In 1907, a light was placed on Rags Island to mark the eastern channel for entering Fogo Harbour, and it commenced operation the following spring. The light consisted of a fixed white lens lantern that was hoisted to an open framework.
In 1911, a formal lighthouse was placed on Rags island to replace the hoist-up lantern. A Notice to Mariners in 1912 advertised the new light:
The fixed white lens-lantern light formerly exhibited from an open framework tower on Rags Island, northern shore of Fogo Island, east coast of Newfoundland, has been replaced by a 6th order fixed white light exhibited from a white circular iron tower.An addition to the keeper’s dwelling was made in 1913. M. Waterman started looking after the light in 1909. In 1921, an English acetylene light replaced the kerosene oil light used on Rags Island. It seems the circular iron tower was removed from the island with the change of light, as the 1922 List of Lights shows that a white square wooden tower with sloping sides and topped by a red lantern was on the island. The characteristic of the new light was a white flash every seven-and-half seconds.

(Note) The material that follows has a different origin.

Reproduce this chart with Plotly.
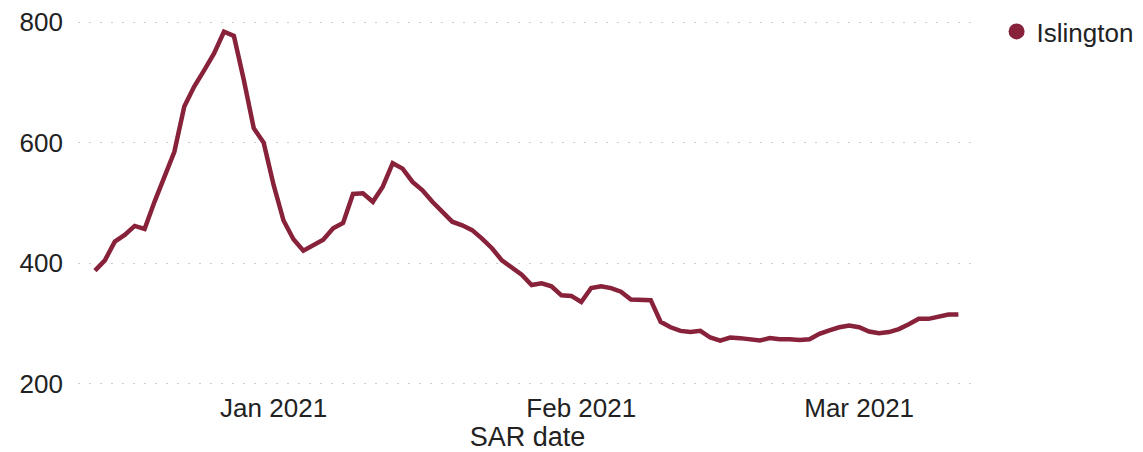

The tower is connected with a white dwelling by a short covered passage.
The light was first listed as unwatched in the 1935 List of Lights, and it is thought that Keeper Waterman served until about this time. The square, wooden tower was on the island through at least 1960. In 2021, a square, skeletal was displaying a flashing white light with a period of four seconds from Rags Island.
Keepers: Mark Waterman (1909 – 1934).